* [OBJECTIVE]: Check every line below for the word "this" and show those that hold it.

* [EXTRACTED ENTRIES]:
::::

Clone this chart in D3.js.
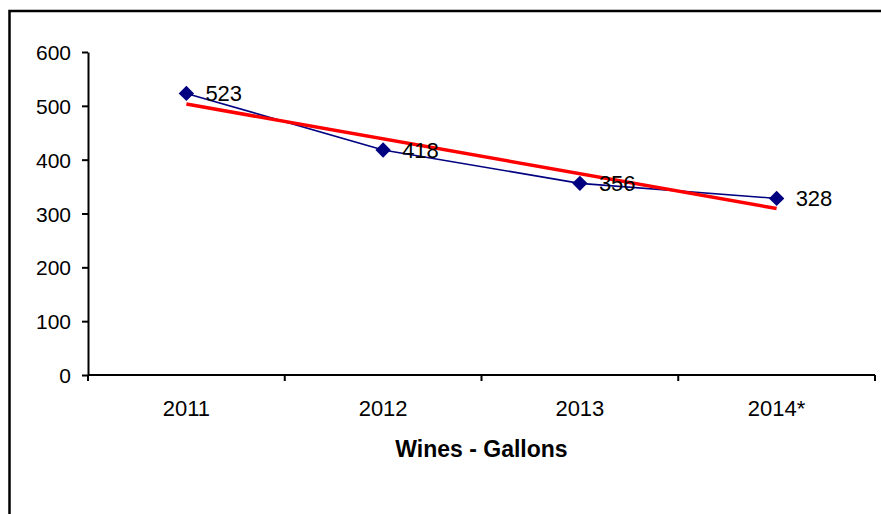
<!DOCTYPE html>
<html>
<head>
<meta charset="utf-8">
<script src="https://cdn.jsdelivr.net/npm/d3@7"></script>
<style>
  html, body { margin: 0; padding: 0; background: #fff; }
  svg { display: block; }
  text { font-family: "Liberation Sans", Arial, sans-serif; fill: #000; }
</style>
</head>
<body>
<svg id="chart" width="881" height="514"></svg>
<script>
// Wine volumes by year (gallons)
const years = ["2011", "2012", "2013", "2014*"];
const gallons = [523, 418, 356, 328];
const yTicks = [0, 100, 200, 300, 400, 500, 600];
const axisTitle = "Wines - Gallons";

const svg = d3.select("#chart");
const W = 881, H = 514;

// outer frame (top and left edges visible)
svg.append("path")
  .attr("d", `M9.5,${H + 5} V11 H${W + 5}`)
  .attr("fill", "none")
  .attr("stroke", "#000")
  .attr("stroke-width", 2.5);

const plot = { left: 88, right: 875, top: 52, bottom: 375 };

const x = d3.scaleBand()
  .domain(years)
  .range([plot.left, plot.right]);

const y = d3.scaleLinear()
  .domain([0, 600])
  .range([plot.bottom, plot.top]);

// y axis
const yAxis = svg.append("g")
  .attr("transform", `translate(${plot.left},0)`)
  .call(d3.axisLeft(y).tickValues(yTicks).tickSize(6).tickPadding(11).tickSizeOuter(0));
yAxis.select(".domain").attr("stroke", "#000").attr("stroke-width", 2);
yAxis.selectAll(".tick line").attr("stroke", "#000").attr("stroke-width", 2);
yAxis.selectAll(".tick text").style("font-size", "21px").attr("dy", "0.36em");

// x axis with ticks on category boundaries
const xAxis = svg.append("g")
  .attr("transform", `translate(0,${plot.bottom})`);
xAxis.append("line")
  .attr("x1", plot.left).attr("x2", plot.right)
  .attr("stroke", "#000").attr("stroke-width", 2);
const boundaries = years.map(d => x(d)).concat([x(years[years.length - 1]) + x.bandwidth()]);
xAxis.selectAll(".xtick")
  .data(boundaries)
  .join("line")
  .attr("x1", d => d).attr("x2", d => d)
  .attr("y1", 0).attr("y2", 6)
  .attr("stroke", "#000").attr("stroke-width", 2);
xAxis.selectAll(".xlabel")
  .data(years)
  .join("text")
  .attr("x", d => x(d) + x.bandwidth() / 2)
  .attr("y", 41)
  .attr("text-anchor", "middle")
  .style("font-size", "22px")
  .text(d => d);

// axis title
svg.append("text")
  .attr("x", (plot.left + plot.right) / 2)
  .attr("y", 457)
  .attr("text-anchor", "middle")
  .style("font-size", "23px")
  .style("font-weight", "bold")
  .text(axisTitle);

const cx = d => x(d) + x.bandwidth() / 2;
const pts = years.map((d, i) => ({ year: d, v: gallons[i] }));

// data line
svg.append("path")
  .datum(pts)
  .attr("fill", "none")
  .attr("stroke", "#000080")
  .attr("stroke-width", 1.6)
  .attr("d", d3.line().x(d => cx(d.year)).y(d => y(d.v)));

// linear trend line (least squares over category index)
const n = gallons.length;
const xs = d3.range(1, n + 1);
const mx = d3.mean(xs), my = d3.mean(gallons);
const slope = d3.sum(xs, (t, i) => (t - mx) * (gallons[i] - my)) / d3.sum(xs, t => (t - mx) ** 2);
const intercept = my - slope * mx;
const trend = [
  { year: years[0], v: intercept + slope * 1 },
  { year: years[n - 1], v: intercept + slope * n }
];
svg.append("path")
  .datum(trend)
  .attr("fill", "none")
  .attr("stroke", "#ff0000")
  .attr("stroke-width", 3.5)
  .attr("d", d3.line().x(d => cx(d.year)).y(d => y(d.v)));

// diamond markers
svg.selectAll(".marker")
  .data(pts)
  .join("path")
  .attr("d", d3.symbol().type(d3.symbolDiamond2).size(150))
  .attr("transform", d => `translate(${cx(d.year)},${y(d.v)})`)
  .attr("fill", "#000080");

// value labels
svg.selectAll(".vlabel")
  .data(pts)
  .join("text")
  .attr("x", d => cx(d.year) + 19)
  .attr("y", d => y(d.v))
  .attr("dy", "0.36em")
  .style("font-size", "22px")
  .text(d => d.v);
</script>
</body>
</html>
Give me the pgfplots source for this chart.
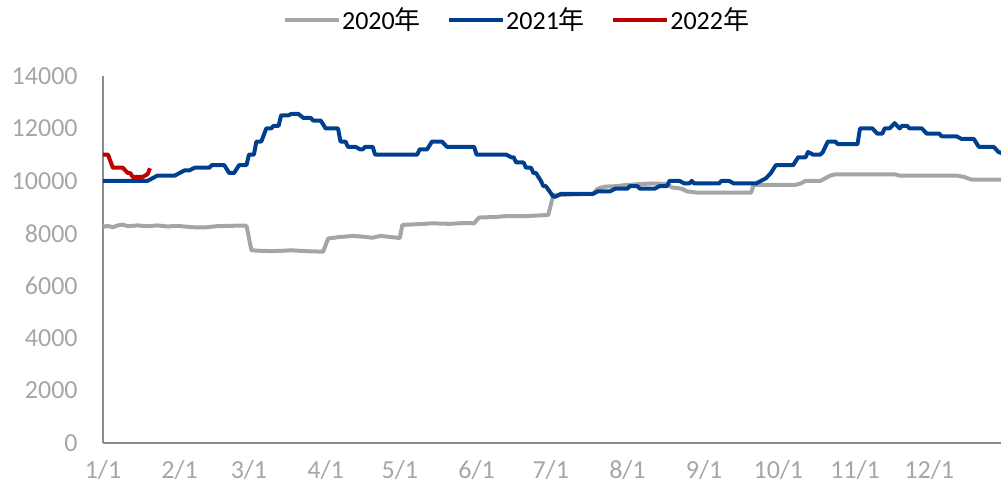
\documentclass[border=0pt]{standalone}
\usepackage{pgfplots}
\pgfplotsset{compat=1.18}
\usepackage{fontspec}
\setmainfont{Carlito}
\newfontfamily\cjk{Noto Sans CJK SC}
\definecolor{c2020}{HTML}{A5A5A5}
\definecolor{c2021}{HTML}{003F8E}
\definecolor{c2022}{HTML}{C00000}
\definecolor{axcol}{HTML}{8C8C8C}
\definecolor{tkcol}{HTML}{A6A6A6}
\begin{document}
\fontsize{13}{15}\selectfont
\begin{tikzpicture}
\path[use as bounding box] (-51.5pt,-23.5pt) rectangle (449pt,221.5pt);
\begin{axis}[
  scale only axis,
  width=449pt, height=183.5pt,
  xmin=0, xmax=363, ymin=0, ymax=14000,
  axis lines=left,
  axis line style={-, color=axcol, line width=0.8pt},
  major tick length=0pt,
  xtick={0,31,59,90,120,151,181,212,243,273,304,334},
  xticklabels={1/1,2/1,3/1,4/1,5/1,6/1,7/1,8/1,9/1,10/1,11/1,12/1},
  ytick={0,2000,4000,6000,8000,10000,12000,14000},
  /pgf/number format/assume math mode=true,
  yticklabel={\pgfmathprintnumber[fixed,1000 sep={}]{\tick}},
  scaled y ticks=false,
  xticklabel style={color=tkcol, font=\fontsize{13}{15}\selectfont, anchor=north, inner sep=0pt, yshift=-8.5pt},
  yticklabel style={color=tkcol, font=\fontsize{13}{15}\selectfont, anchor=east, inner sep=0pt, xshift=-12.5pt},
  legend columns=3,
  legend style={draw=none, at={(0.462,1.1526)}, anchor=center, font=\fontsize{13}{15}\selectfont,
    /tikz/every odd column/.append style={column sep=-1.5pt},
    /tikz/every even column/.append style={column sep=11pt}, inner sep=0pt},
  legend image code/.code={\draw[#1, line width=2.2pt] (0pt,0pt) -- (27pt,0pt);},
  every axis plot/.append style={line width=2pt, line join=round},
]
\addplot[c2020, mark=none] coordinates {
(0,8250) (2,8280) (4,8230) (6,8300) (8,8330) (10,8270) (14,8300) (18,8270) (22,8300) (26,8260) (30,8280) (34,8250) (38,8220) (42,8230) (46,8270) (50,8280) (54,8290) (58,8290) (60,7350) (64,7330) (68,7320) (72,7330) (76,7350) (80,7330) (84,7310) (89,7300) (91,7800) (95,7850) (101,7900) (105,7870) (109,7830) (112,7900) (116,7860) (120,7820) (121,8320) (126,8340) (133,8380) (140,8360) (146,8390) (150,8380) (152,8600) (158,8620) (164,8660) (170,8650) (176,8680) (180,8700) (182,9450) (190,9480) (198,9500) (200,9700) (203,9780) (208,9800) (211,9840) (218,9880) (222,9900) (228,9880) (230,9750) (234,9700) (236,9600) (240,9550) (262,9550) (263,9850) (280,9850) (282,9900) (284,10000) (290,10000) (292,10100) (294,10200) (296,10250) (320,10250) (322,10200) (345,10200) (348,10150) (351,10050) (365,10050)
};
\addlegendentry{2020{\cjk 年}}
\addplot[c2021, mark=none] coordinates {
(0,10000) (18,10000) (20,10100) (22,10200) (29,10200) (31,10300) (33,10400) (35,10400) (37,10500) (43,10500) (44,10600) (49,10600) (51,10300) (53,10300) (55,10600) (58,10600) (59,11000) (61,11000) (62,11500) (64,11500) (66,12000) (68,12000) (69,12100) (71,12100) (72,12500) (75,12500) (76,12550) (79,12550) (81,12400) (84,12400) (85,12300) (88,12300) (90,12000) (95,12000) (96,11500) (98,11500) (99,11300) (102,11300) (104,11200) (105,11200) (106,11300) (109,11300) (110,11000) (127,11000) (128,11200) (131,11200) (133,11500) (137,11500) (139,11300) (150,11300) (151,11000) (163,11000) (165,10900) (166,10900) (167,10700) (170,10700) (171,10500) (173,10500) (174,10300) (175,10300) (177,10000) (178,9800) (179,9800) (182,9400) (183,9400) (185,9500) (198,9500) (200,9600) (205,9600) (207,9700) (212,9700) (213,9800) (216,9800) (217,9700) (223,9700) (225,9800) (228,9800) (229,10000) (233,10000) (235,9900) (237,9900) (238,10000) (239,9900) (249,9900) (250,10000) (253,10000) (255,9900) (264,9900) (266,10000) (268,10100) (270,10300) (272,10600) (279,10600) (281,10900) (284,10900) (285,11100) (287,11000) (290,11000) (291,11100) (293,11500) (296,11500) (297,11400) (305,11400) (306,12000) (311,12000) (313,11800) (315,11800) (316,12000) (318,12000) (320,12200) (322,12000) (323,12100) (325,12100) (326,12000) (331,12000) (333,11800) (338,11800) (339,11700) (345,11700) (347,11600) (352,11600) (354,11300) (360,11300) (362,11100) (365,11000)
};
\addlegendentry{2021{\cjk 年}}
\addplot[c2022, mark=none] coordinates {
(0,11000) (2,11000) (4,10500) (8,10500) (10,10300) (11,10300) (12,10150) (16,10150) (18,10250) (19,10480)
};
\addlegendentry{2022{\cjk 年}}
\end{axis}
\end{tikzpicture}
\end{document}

::::

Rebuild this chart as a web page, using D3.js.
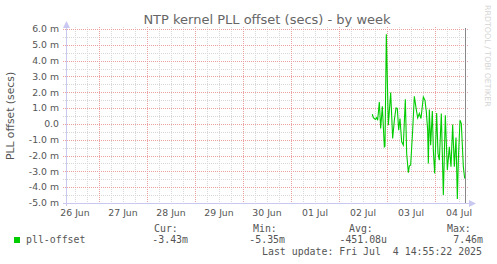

::::

* [THE REPLY]:
Clone this chart in D3.js.
Give me the pgfplots source for this chart.
Rebuild this chart as a web page, using D3.js.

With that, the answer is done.